My first day on the field as an interim pastor and I reached for the phone to begin making calls. The first call was to set an appointment to meet with my immediate predecessor (who had been there six months before starting a new church in town). Then a call to the pastor who was before him (a seven or eight year tenure before leaving to teach at a seminary). The object was to get a feel for the history and identity of the church.
The longer tenured of the two had nothing but high praise for the congregation. “I don’t understand what happened”, he said (or something close to it, I’m working from memory without notes or a net), “They’re a terrific group: I think they would have followed me anywhere”.
The shorter tenured pastor held the opposite view. He felt deceived and lied to. “They said they were prepared to do ‘whatever it takes’ to reach the community – they weren’t.”
Can both men be right? Yes; or more precisely, they were probably both wrong. I came to believe the congregation would follow a pastor into hard labor – as long as the terrain were reasonably familiar and they had a pretty good idea of where and why they were being led.

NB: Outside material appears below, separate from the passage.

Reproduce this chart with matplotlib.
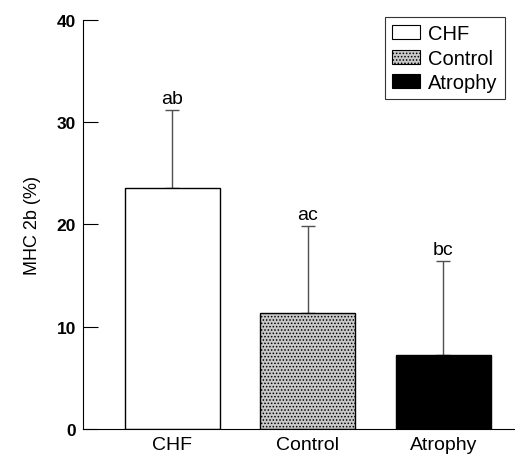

“Whatever” clearly meant something different to the congregation than it did to the second pastor. They were prepared to give sacrificially of time and money. They were prepared to stretch outside their comfort zone. But they weren’t prepared to run completely and hurriedly away into the unknown.
A congregation in crisis. At least one reason was plain, old fashioned miscommunication. “Follow anywhere” and “whatever it takes” are abstract terms that need a history and a context to be fully understood.
In order to clearly articulate where it is we are going, we have to understand where we have been. And that requires understanding the context of people, places, and language.